单从题材上来讲,乔叶的《宝水》原本算不上独特:长期生活在城市里的“能人”返回乡村居住、参与乡村振兴,在见证传统乡村脱贫致富奔小康的同时,顺带着为自己的内心找到别样的安稳和归宿感……这样的基本故事架构在今日文坛不可谓少见、且也远远不局限于文学领域。举个手边的例子,前不久刘亦菲主演的新剧《去有风的地方》就跟《宝水》的故事生得一副“姊妹相”,两边的女主都是住民宿管民宿的设定、各自“开书屋”或“建村史馆”的尝试都是走文化旅游助力乡村振兴的路子、并且故事里还都有一位识大体受尊敬的“奶奶”(传统乡村的精神化身和身份代言人)坐镇撑腰。对于这样的故事,我们是熟悉的。这不仅是说我们熟悉生活中在中国大地上四面开花的此类故事“原型”,甚至连对这类故事的艺术化讲述我们也都很熟悉。

《宝水》的独特性或者说文本个性,其实是颇为鲜明的。这主要体现在故事的整合方式和呈现方式上面。乡土世界的现代化转型,在今天意味着更充分、更自然、更彻底地融入全球化时代的社会总体发展体系,与此同时,还要力争保护好自身的传统和文化特色。这无疑是一场巨大的社会历史运动,牵涉着方方面面的改变、角力和能量交换(这些能量包括但不限于政策、人力、货币、资讯、技术等)。但《宝水》并非是简单地从“历史运动”一面入手讲这个故事。相反,这部小说是把“大”事“小”着讲、把“动”势“静”着讲、把“热”潮“温”着讲,着眼点是草木枯荣、人往人来、家长里短,最终呈现出的,便是散文化的笔法(乃至结构)、以及风俗画卷式的总体效果。

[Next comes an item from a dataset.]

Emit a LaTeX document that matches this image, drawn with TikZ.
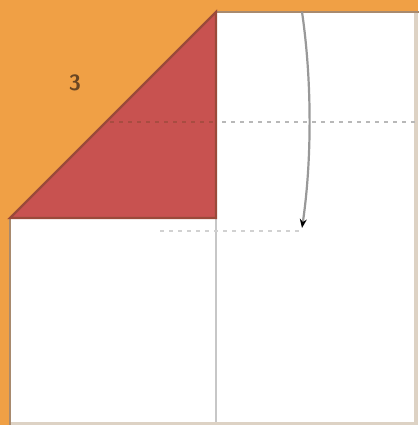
\documentclass[tikz,border=0pt]{standalone}
\usepackage{xcolor}
\usepackage{tikz}
\usetikzlibrary{arrows.meta,calc}
\definecolor{foldorange}{HTML}{F0A045}
\definecolor{flapred}{HTML}{C85250}
\definecolor{paperedge}{HTML}{A88A6E}
\definecolor{flapedge}{HTML}{9A4A3A}
\definecolor{cutedge}{HTML}{DDD2C4}

\begin{document}
\begin{tikzpicture}[x=1pt, y=-1pt,
    paper/.style={fill=white},
    rim/.style={draw=paperedge, line width=2.6pt, line cap=rect},
    farrim/.style={draw=cutedge, line width=3.5pt},
    flap/.style={fill=flapred, draw=flapedge, line width=2.4pt, line join=miter},
    crease/.style={draw=black!22, line width=1.8pt},
    valley/.style={draw=black!28, line width=2.6pt, dash pattern=on 4pt off 5pt},
    mover/.style={draw=black!40, line width=2.2pt, -{Stealth[length=9pt, width=7pt, black]}},
    stepno/.style={font=\sffamily\bfseries\fontsize{22}{22}\selectfont, text=brown!55!black}
]
\useasboundingbox (0,0) rectangle (418,425);
\fill[foldorange] (0,0) rectangle (418,425);
% sheet of paper with the corner taken away
\coordinate (tr) at (418,12);
\coordinate (br) at (418,425);
\coordinate (bl) at (10,425);
\coordinate (ct) at (216,12);
\coordinate (cl) at (10,218);
\coordinate (cc) at (216,218);
\fill[paper] (ct) -- (tr) -- (br) -- (bl) -- (cl) -- cycle;
\draw[farrim] (416,13) -- (416,423.5) -- (11,423.5);
\draw[rim] (cl) -- (bl);
\draw[rim] (ct) -- (tr);
% creases
\draw[crease] (cc) -- (216,422);
\draw[valley] (105,122) -- (418,122);
\draw[valley, draw=black!18] (160,231) -- (300,231);
% folded flap
\draw[flap] (cl) -- (ct) -- (cc) -- cycle;
\draw[valley, draw=flapedge!70!flapred] (110,122) -- (213,122);
% fold arrow
\coordinate (arrtop) at (302,12);
\coordinate (arrbot) at (302,228);
\draw[mover] (arrtop) .. controls (312,80) and (312,160) .. (arrbot);
\node[stepno] (num) at (75,83) {3};
\end{tikzpicture}
\end{document}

——对目录有心的读者大概会注意到,《宝水》分为4章、单章30小节、每节自有名目,其中只有一条名目最特殊、在每一章里都会出现一次,那就是“极小事”。其实,《宝水》本身便是一部由无数“极小事”写成的书,“极小事”是《宝水》的细胞、也是《宝水》的本体。

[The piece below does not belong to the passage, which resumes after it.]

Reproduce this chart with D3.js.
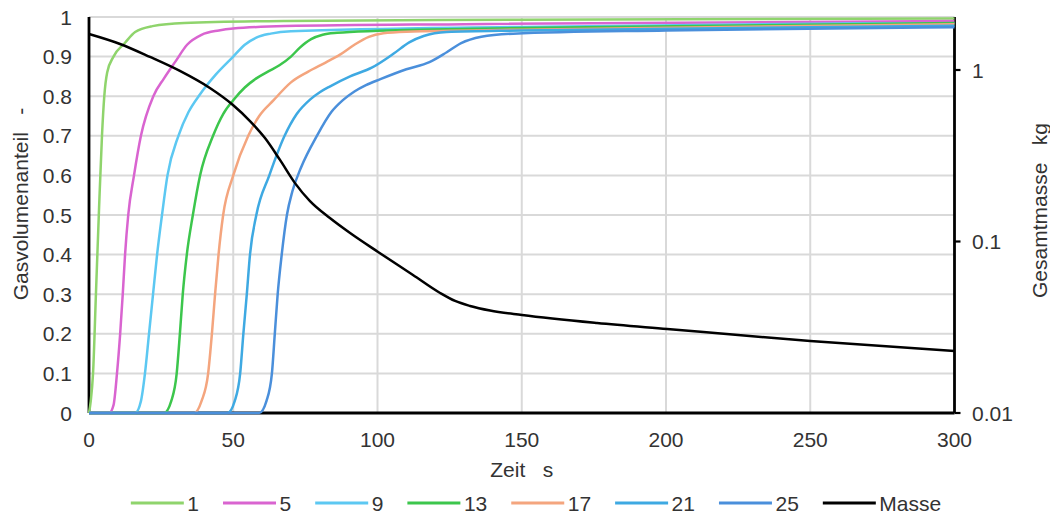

换言之,《宝水》并未给出某种贯穿始终、完整紧致、格外凸显的事件行动或矛盾冲突,用来作为线索并提供叙事动力。类似的线索或动力并非找不到,但似乎作者有意放弃了这种方式。乔叶看起来是准备往另一个方向“突围”。在这一点上,《宝水》确乎是同我们对当下重大现实题材乡土小说的惯性想象有区别,同时又与社会主义文学记忆中柳青、赵树理、周立波、丁玲等前辈那种强矛盾冲突、走“阻力及其克服”路线的写作不太一样,再推远些,显然也与鲁迅所代表的现代文学时期乡土小说的启蒙姿态不同。在此意义上,《宝水》这种散点结构、风俗画式、“极小事”化的写法,除了营构自身审美效果之外,也一定程度上拓展和丰富了我们对当下乡土题材小说的想象及印象。

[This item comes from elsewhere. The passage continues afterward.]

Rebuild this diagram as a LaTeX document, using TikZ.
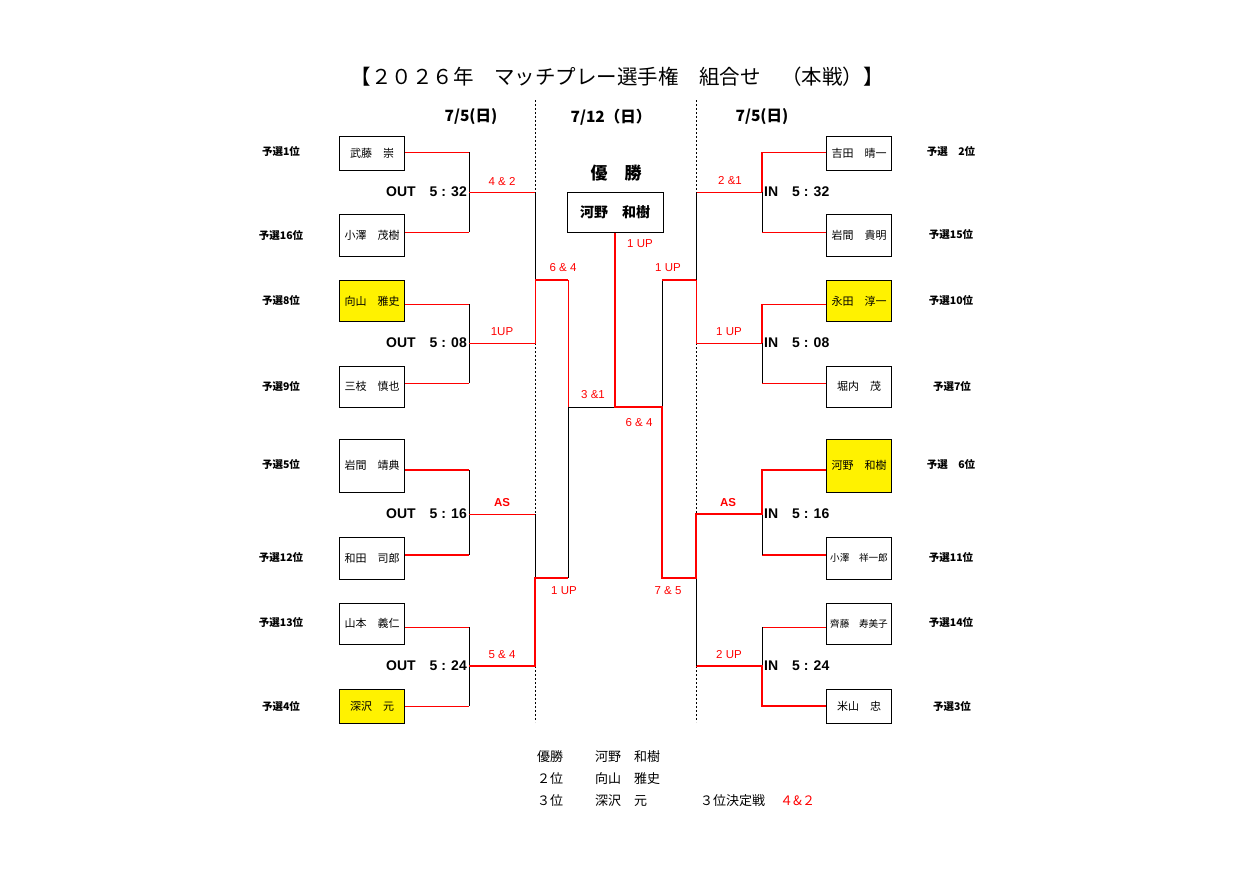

就《宝水》而言,所谓“极小事”或“画卷风”,既关乎怎么写、也决定了写什么。既涉及形式结构,也指向题旨要义。与此相关,这部小说的重要内容之一,便是(甚至首先是)对作为对象的乡村世界的观察、描摹和讲述。因而,“物事”在《宝水》里占据重头戏份。

先说“物事”自身的丰富性。在感性直观的层面上,《宝水》所呈现的乡土世界,是一个被丰富的“物”所环抱着的世界。从自然界的山川土壤、到区别于人的生命的“动植物”、再到无生命的“器物”,这一切都与人的生活共生共存、相互塑造。例如花草:

“漆桃花这几天开得正好。其实就是野桃花,宝水人却叫它漆桃花。它的粉是极淡的粉,阳光下远看时竟像是雪白的……五瓣,细长的花蕊,稍稍往里扣着,有些羞涩……每次散步我都会折几枝插瓶……秀梅却只看重这漆桃花的果子,说到五六月份时就能长成,跟个小青枣子似的,就再也长不大。吃是不能吃的,以前这叫不中用,近些年却中了用,因为能成钱了。怎么成钱的?果子虽没果肉,那果核却好。剥了皮,留着核,穿成手串,卖给游客,可不就成了钱?自从摸着了这个门路,村里人一到时节就都去摘这野桃子穿手串……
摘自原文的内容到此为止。